Task. Your task is to transcribe all of the data below exactly, omitting the images.

Material provided.

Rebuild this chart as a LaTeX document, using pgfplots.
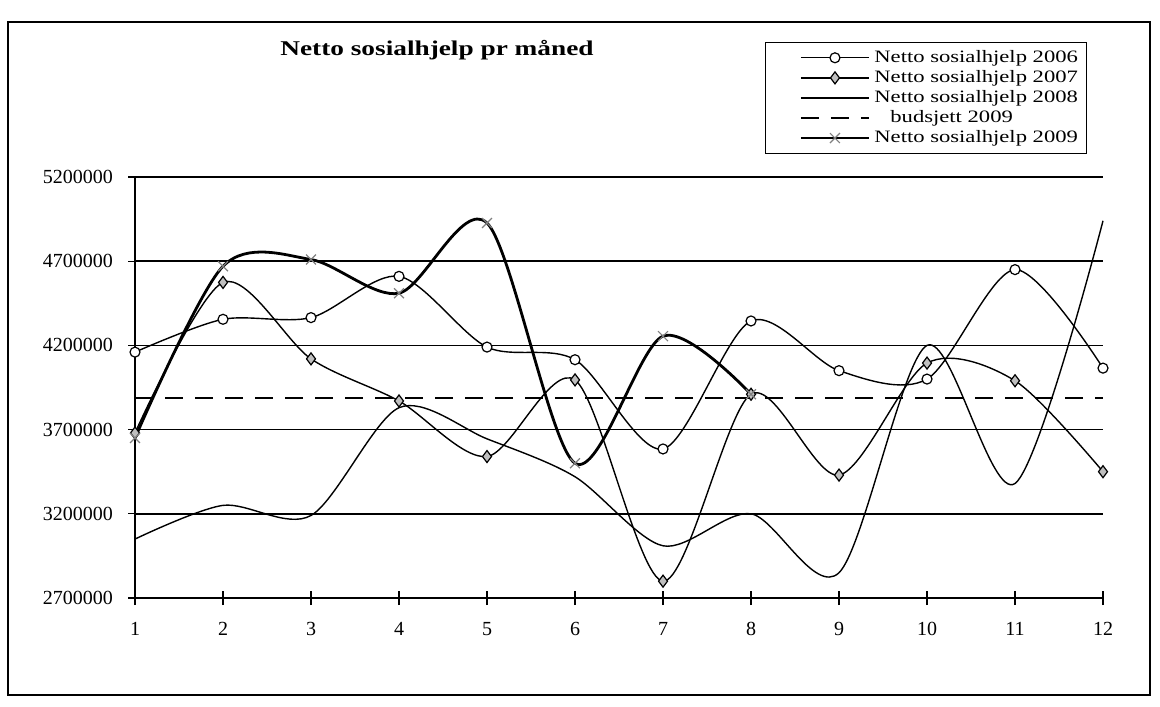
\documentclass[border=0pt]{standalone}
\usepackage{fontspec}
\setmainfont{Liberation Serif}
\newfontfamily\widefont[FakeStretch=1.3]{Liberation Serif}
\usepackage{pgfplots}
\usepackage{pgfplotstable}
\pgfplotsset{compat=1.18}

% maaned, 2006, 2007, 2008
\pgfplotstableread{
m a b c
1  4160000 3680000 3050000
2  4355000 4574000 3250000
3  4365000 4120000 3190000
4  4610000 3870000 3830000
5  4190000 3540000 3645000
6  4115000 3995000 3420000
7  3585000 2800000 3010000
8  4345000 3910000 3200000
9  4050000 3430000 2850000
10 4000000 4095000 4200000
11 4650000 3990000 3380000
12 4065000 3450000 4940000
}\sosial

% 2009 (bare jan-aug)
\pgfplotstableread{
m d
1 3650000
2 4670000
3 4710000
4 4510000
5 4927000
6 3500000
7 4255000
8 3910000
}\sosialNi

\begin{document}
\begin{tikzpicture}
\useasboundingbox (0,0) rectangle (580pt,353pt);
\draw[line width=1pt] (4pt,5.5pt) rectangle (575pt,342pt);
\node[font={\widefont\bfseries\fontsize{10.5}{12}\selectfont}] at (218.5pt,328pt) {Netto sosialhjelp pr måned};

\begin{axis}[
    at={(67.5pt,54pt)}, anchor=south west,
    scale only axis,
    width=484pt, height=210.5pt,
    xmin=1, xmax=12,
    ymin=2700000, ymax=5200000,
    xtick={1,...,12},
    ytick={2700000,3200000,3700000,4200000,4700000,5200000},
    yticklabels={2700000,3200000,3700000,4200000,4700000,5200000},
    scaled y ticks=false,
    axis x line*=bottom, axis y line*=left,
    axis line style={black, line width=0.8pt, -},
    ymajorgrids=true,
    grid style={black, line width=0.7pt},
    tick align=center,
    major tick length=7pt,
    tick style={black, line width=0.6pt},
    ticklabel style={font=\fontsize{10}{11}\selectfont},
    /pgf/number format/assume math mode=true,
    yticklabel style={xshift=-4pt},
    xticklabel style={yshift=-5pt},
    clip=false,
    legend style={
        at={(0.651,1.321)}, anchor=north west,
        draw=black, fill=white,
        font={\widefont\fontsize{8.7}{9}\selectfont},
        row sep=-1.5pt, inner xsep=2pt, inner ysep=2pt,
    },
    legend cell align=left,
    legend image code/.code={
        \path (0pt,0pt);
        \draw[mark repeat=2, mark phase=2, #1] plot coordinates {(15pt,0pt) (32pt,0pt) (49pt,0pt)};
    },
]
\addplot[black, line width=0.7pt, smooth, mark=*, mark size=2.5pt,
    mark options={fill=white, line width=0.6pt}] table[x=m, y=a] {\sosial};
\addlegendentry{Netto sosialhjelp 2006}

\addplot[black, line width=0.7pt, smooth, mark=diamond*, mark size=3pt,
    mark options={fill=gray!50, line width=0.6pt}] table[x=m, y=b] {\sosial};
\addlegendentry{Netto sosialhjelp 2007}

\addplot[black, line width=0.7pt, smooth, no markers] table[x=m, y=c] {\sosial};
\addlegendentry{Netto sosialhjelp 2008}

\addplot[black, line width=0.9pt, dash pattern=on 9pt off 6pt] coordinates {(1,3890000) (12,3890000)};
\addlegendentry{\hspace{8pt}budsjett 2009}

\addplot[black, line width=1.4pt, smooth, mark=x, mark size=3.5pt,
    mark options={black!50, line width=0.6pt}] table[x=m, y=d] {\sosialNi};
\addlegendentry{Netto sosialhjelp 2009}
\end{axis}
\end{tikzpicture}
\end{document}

Task answer.
Rebuild this chart as a LaTeX document, using pgfplots.
\documentclass[border=0pt]{standalone}
\usepackage{fontspec}
\setmainfont{Liberation Serif}
\newfontfamily\widefont[FakeStretch=1.3]{Liberation Serif}
\usepackage{pgfplots}
\usepackage{pgfplotstable}
\pgfplotsset{compat=1.18}

% maaned, 2006, 2007, 2008
\pgfplotstableread{
m a b c
1  4160000 3680000 3050000
2  4355000 4574000 3250000
3  4365000 4120000 3190000
4  4610000 3870000 3830000
5  4190000 3540000 3645000
6  4115000 3995000 3420000
7  3585000 2800000 3010000
8  4345000 3910000 3200000
9  4050000 3430000 2850000
10 4000000 4095000 4200000
11 4650000 3990000 3380000
12 4065000 3450000 4940000
}\sosial

% 2009 (bare jan-aug)
\pgfplotstableread{
m d
1 3650000
2 4670000
3 4710000
4 4510000
5 4927000
6 3500000
7 4255000
8 3910000
}\sosialNi

\begin{document}
\begin{tikzpicture}
\useasboundingbox (0,0) rectangle (580pt,353pt);
\draw[line width=1pt] (4pt,5.5pt) rectangle (575pt,342pt);
\node[font={\widefont\bfseries\fontsize{10.5}{12}\selectfont}] at (218.5pt,328pt) {Netto sosialhjelp pr måned};

\begin{axis}[
    at={(67.5pt,54pt)}, anchor=south west,
    scale only axis,
    width=484pt, height=210.5pt,
    xmin=1, xmax=12,
    ymin=2700000, ymax=5200000,
    xtick={1,...,12},
    ytick={2700000,3200000,3700000,4200000,4700000,5200000},
    yticklabels={2700000,3200000,3700000,4200000,4700000,5200000},
    scaled y ticks=false,
    axis x line*=bottom, axis y line*=left,
    axis line style={black, line width=0.8pt, -},
    ymajorgrids=true,
    grid style={black, line width=0.7pt},
    tick align=center,
    major tick length=7pt,
    tick style={black, line width=0.6pt},
    ticklabel style={font=\fontsize{10}{11}\selectfont},
    /pgf/number format/assume math mode=true,
    yticklabel style={xshift=-4pt},
    xticklabel style={yshift=-5pt},
    clip=false,
    legend style={
        at={(0.651,1.321)}, anchor=north west,
        draw=black, fill=white,
        font={\widefont\fontsize{8.7}{9}\selectfont},
        row sep=-1.5pt, inner xsep=2pt, inner ysep=2pt,
    },
    legend cell align=left,
    legend image code/.code={
        \path (0pt,0pt);
        \draw[mark repeat=2, mark phase=2, #1] plot coordinates {(15pt,0pt) (32pt,0pt) (49pt,0pt)};
    },
]
\addplot[black, line width=0.7pt, smooth, mark=*, mark size=2.5pt,
    mark options={fill=white, line width=0.6pt}] table[x=m, y=a] {\sosial};
\addlegendentry{Netto sosialhjelp 2006}

\addplot[black, line width=0.7pt, smooth, mark=diamond*, mark size=3pt,
    mark options={fill=gray!50, line width=0.6pt}] table[x=m, y=b] {\sosial};
\addlegendentry{Netto sosialhjelp 2007}

\addplot[black, line width=0.7pt, smooth, no markers] table[x=m, y=c] {\sosial};
\addlegendentry{Netto sosialhjelp 2008}

\addplot[black, line width=0.9pt, dash pattern=on 9pt off 6pt] coordinates {(1,3890000) (12,3890000)};
\addlegendentry{\hspace{8pt}budsjett 2009}

\addplot[black, line width=1.4pt, smooth, mark=x, mark size=3.5pt,
    mark options={black!50, line width=0.6pt}] table[x=m, y=d] {\sosialNi};
\addlegendentry{Netto sosialhjelp 2009}
\end{axis}
\end{tikzpicture}
\end{document}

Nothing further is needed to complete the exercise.